La ley prohíbe el exceso de velocidad y castiga, cuando puede, la agresividad en las carreteras. La velocidad no es como se cree una infracción propia de jóvenes. Hace unos años venía de pescar en uno de los ríos que atraviesan los bosques del estado de Connecticut, por uno de esos caminos donde es menester tener cuidado con los venados furtivos que muchas veces saltan sobre los vehículos, porque no tienen idea de qué clase de género animal es este que se desplaza sobre cuadro ruedas. Este rarísimo género muchas veces arrolla venados bebés como si tal cosa. Venía de pescar, decía, y no topé por fortuna con venado o reno alguno, ni siquiera con un oso furioso en busca de sus críos, en cuyo caso le hubiera arrojado un salmón, o un 'stripe bass'. A los osos les fascina la carne de pescado fresca; les encanta más si tienen que posar dando el zarpazo en las ondas del río, para la ‘National Geographic’.
Al salir a la carretera de alta velocidad y en el momento en que buscaba un cruce a la izquierda, hacia la ciudad de Hartford, sentí un violento golpe en la parte delantera del coche; fue como si la parca me hubiera asestado su primer guadañazo. Como pude, me aferré a la cabrilla, dando botes dentro del cinturón de seguridad –dicen que es un estorbo, pero que salva, salva- hasta lograr orillarme a la derecha para esperar a la policía. Mi carro, tuerto de la farola izquierda y tembloroso, cortó abruptamente 'La esencia del guaguancó' –cantaba el Pete Conde- pues el radio también saltó como un chapul en primavera.
En segundos, me sentí protagonista de la serie 'Baretta' o 'Mannix', pues nunca había visto tantas patrullas juntas; al menos doce acudieron con gran alboroto, girar de sirenas, además de paramédicos y bomberos.
Como el agente me ordenó permanecer en el auto, miraba por el retrovisor para saber quién había sido el Fittipaldi que me había arrollado a más de ciento veinte por hora y a mansalva. Espere ver salir del otro carro –también quedó descuajaringado- a un 'teen age' con audífonos, un rapero insolente, o un veterano de Vietnam en trance suicida. Pero, ¡Oh sorpresa!, descendió una anciana de 87 años, la conductora, cuyo marido me increpaba por ser supuestamente el culpable de la colisión. La pobre mujer acezaba y se sentó en una piedra.
Luego, el policía me informó que hacía veinte días ella había tenido una operación de corazón abierto… En segundos, me vi preso en Sing-Sing, o en Alcatraz reabierta, bajo el cargo de ‘criminal de carretera’.

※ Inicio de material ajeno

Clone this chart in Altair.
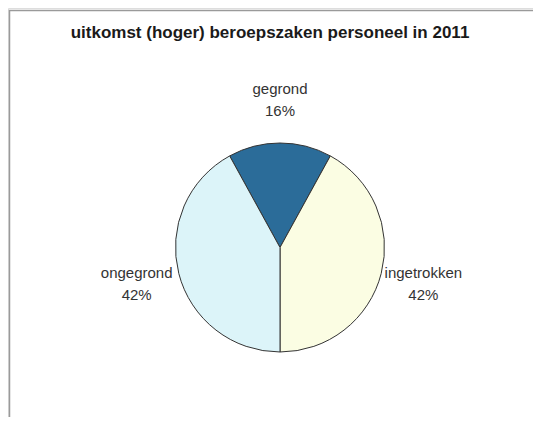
import math
import altair as alt
import pandas as pd

title_text = "uitkomst (hoger) beroepszaken personeel in 2011"
categories = ["gegrond", "ingetrokken", "ongegrond"]
values = [16, 42, 42]
colors = ["#2b6c99", "#fbfde3", "#dcf4f9"]

df = pd.DataFrame({
    "cat": categories,
    "value": values,
    "idx": list(range(len(categories))),
})
df["label"] = df["cat"] + "\n" + df["value"].astype(str) + "%"

start = -2 * math.pi * values[0] / 200.0
theta_scale = alt.Scale(range=[start, start + 2 * math.pi])

cx, cy = 272, 239.5

base = alt.Chart(df).encode(
    theta=alt.Theta("value:Q", stack=True, scale=theta_scale),
    order=alt.Order("idx:O"),
    x=alt.value(cx),
    y=alt.value(cy),
)

pie = base.mark_arc(outerRadius=104.5, stroke="#333333", strokeWidth=1).encode(
    color=alt.Color("cat:N", scale=alt.Scale(domain=categories, range=colors), legend=None)
)

labels = base.mark_text(
    radius=148, dy=-11, lineBreak="\n", lineHeight=22, align="center", baseline="middle",
    font="Liberation Sans", fontSize=15, color="#333333",
).encode(text="label:N")

title_df = pd.DataFrame({"t": [title_text]})
title = alt.Chart(title_df).mark_text(
    font="Liberation Sans", fontSize=17, fontWeight="bold", color="#1a1a1a",
    align="center", baseline="alphabetic",
).encode(text="t:N", x=alt.value(262), y=alt.value(29.5))

border = alt.Chart(title_df).mark_rect(fill=None, stroke="#9a9a9a", strokeWidth=1.5).encode(
    x=alt.value(1.5), x2=alt.value(700), y=alt.value(2.5), y2=alt.value(700)
)

chart = alt.layer(border, pie, labels, title).properties(
    width=525, height=409, padding=0, autosize=alt.AutoSizeParams(type="none")
).configure_view(stroke=None).configure(background="white")

chart.save("out.html", embed_options={"renderer": "svg", "actions": False})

Afortunadamente, la Corte de Connecticut me exoneró de toda culpa, pero me quedé pensando qué clase de correcaminos había sido aquella mujer a los veinticinco años.
La paradoja está marcada por la publicidad en la industria del automóvil; el exceso de velocidad está prohibido, excepto en Indianápolis, pero los comerciales que aparecen cada año, recomiendan lo contrario: ‘Mátese’ literalmente, pues, venden la imagen del ‘hombre exitoso’, cuál es el que va por las vías –o por los montes como un Indiana Jones, intrépido, sagaz, rápido, invulnerable.
Un comercial, quizá el peor, destinado al mercado ‘México-americano’, muestra a una pareja que almuerza; Lupita, la esposa, dice de pronto, “estos aguacates no saben a nada…” y agrega: “No son como los de mi abuelita”. El macho fronterizo se incorpora, enciende su camioneta y con gesto intrépido va hasta el mismo patio de la abuela aguacatera, más allá de la frontera, arranca el árbol completo y lo trae al propio comedor de la casa; en el último cuadro de esta escena, aparece la pobre abuela contemplando el hueco donde antes estuvo el árbol. ‘Te van a ver de otra manera’, es el lema. Con sabor salvaje.